# A closed subset of $[0,1]$ with no interiors and has measure exactly $1$

I wonder if there is a construction for a closed subset of $[0,1]$ such that it has no interior (contains no open intervals) and has measure exactly $1$ as $[0,1]$ itself.

I know the fat Cantor set, but I think fat Cantor set can be extended to construct any closed subsets of $[0,1]$ with measure $a <1$. I don't think it can be extended to exactly $1$. However, I also cannot find the contradiction that if there is such a set. Any suggestions ?
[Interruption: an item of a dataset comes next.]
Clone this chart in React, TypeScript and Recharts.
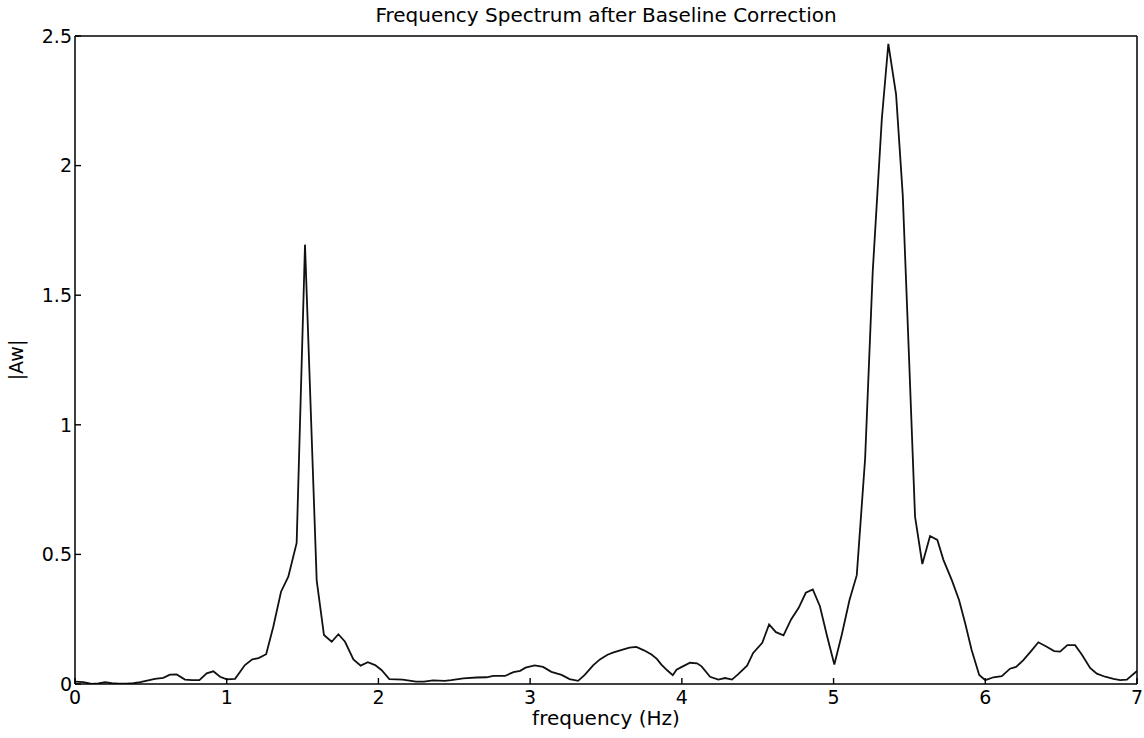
import { LineChart, Line, XAxis, YAxis, Label } from "recharts";

// frequency (Hz) of each sample
const FREQ = [
  0.0, 0.055, 0.11, 0.154, 0.198, 0.242, 0.286, 0.34, 0.385, 0.43,
  0.483, 0.527, 0.582, 0.626, 0.67, 0.725, 0.77, 0.82, 0.868, 0.912,
  0.956, 1.0, 1.055, 1.12, 1.169, 1.21, 1.26, 1.307, 1.358, 1.406,
  1.461, 1.516, 1.593, 1.641, 1.692, 1.736, 1.78, 1.835, 1.883, 1.93,
  1.978, 2.02, 2.072, 2.16, 2.248, 2.3, 2.36, 2.437, 2.48, 2.56,
  2.647, 2.713, 2.757, 2.834, 2.89, 2.934, 2.97, 3.03, 3.085, 3.14,
  3.207, 3.26, 3.316, 3.36, 3.415, 3.46, 3.51, 3.55, 3.61, 3.655,
  3.7, 3.75, 3.8, 3.835, 3.865, 3.905, 3.94, 3.965, 4.0, 4.054,
  4.1, 4.13, 4.186, 4.24, 4.285, 4.33, 4.37, 4.43, 4.47, 4.53,
  4.575, 4.62, 4.67, 4.72, 4.77, 4.817, 4.863, 4.91, 4.957, 5.005,
  5.054, 5.105, 5.153, 5.208, 5.258, 5.318, 5.361, 5.412, 5.456, 5.498,
  5.537, 5.585, 5.636, 5.684, 5.724, 5.78, 5.827, 5.867, 5.91, 5.96,
  6.0, 6.054, 6.109, 6.163, 6.203, 6.251, 6.306, 6.35, 6.405, 6.454,
  6.493, 6.541, 6.592, 6.636, 6.691, 6.735, 6.79, 6.845, 6.889, 6.933,
  7.0,
];

// |Aw| at each frequency above
const AMP = [
  0.009, 0.007, 0.0, 0.002, 0.007, 0.003, 0.001, 0.001, 0.003, 0.007,
  0.014, 0.02, 0.024, 0.036, 0.037, 0.017, 0.015, 0.015, 0.041, 0.049,
  0.028, 0.018, 0.02, 0.073, 0.095, 0.1, 0.115, 0.221, 0.356, 0.414,
  0.544, 1.695, 0.4, 0.189, 0.163, 0.192, 0.163, 0.095, 0.071, 0.084,
  0.073, 0.054, 0.019, 0.017, 0.009, 0.009, 0.014, 0.012, 0.015, 0.022,
  0.025, 0.026, 0.031, 0.031, 0.046, 0.051, 0.063, 0.072, 0.066, 0.047,
  0.035, 0.019, 0.012, 0.035, 0.072, 0.095, 0.113, 0.122, 0.133, 0.14,
  0.143, 0.13, 0.114, 0.097, 0.075, 0.052, 0.034, 0.055, 0.066, 0.082,
  0.08, 0.068, 0.028, 0.017, 0.023, 0.017, 0.037, 0.071, 0.12, 0.159,
  0.23, 0.2, 0.188, 0.249, 0.294, 0.352, 0.365, 0.3, 0.185, 0.075,
  0.19, 0.324, 0.42, 0.87, 1.59, 2.18, 2.47, 2.275, 1.886, 1.25,
  0.646, 0.463, 0.571, 0.556, 0.479, 0.4, 0.324, 0.235, 0.131, 0.035,
  0.015, 0.026, 0.03, 0.059, 0.066, 0.092, 0.13, 0.161, 0.144, 0.127,
  0.125, 0.15, 0.15, 0.114, 0.062, 0.04, 0.028, 0.02, 0.015, 0.017,
  0.05,
];

const X_TICKS = [0, 1, 2, 3, 4, 5, 6, 7];
const Y_TICKS = [0, 0.5, 1, 1.5, 2, 2.5];

const FONT = "'DejaVu Sans', Arial, sans-serif";
const INK = "#000";

const data = FREQ.map((f, i) => ({ f, a: AMP[i] }));

const fmtY = (v: number) => String(v);

function YTitle(props: any) {
  const vb = props.viewBox || {};
  const cx = (vb.x ?? 0) + 16;
  const cy = (vb.y ?? 0) + (vb.height ?? 0) / 2;
  return (
    <text
      x={cx}
      y={cy}
      transform={`rotate(-90 ${cx} ${cy})`}
      textAnchor="middle"
      dominantBaseline="central"
      fontFamily={FONT}
      fontSize={19}
      fill={INK}
    >
      |Aw|
    </text>
  );
}

export default function App() {
  const axisLine = { stroke: INK, strokeWidth: 1.5 };
  const tickLine = { stroke: INK, strokeWidth: 1.4 };
  const tickFont = { fontFamily: FONT, fontSize: 19, fill: INK };

  return (
    <div style={{ position: "relative", width: 1144, height: 738, background: "#fff" }}>
      <style>{"body{margin:0}"}</style>
      <div
        style={{
          position: "absolute",
          top: 3,
          left: 75,
          width: 1062,
          textAlign: "center",
          fontFamily: FONT,
          fontSize: 20,
          color: INK,
        }}
      >
        Frequency Spectrum after Baseline Correction
      </div>
      <LineChart width={1144} height={738} data={data} margin={{ top: 0, right: 0, bottom: 0, left: 0 }}>
        <XAxis
          xAxisId="b"
          dataKey="f"
          type="number"
          domain={[0, 7]}
          ticks={X_TICKS}
          height={54}
          axisLine={axisLine}
          tickLine={tickLine}
          tickSize={-6}
          tickMargin={13}
          tick={tickFont}
          allowDataOverflow
        >
          <Label
            value="frequency (Hz)"
            position="insideBottom"
            offset={13}
            style={{ fontFamily: FONT, fontSize: 20, fill: INK }}
          />
        </XAxis>
        <XAxis
          xAxisId="t"
          orientation="top"
          type="number"
          domain={[0, 7]}
          ticks={X_TICKS}
          height={36}
          axisLine={axisLine}
          tickLine={tickLine}
          tickSize={-6}
          tick={false}
          allowDataOverflow
        />
        <YAxis
          yAxisId="l"
          type="number"
          domain={[0, 2.5]}
          ticks={Y_TICKS}
          width={75}
          axisLine={axisLine}
          tickLine={tickLine}
          tickSize={-6}
          tickMargin={9}
          tick={tickFont}
          tickFormatter={fmtY}
          allowDataOverflow
        >
          <Label content={<YTitle />} />
        </YAxis>
        <YAxis
          yAxisId="r"
          orientation="right"
          type="number"
          domain={[0, 2.5]}
          ticks={Y_TICKS}
          width={7}
          axisLine={axisLine}
          tickLine={tickLine}
          tickSize={-6}
          tick={false}
          allowDataOverflow
        />
        <Line
          xAxisId="b"
          yAxisId="l"
          dataKey="a"
          type="linear"
          stroke="#111"
          strokeWidth={1.8}
          dot={false}
          activeDot={false}
          isAnimationActive={false}
        />
      </LineChart>
    </div>
  );
}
• Irrationals? ${}$ Oct 22, 2017 at 14:14
• If you mean Lebesgue measure, it's impossible, naturally: the complement is open, and an open interval always has a Lebesgue measure $>0$.
– user436658
Oct 22, 2017 at 14:16
• I think irrationals is not closed. Oct 22, 2017 at 14:17
• Yeah, I mean Lebesgue measure. So suppose there exist such a set $F$. Then $F^c$ is open with measure $0$. Oh since $F^c$ is open, it is a disjoint countable unions of open intervals. So its measure must be greater than $0$. Got it !! Thank you very much. Oct 22, 2017 at 14:19
• @BothHtob Oh yeah of course; I've missed you want it closed :P Oct 22, 2017 at 14:27

There is no such set. If $K$ is that set, then $[0,1]\setminus K$ is open and non-empty. Therefore, its Lebesgue measure is some number $m>0$ and the Lebesgues measure of $K$ will then be $1-m<1$.
Note: You are right about fat Cantor sets. Their measure can be any number $a\in[0,1)$, but not $1$.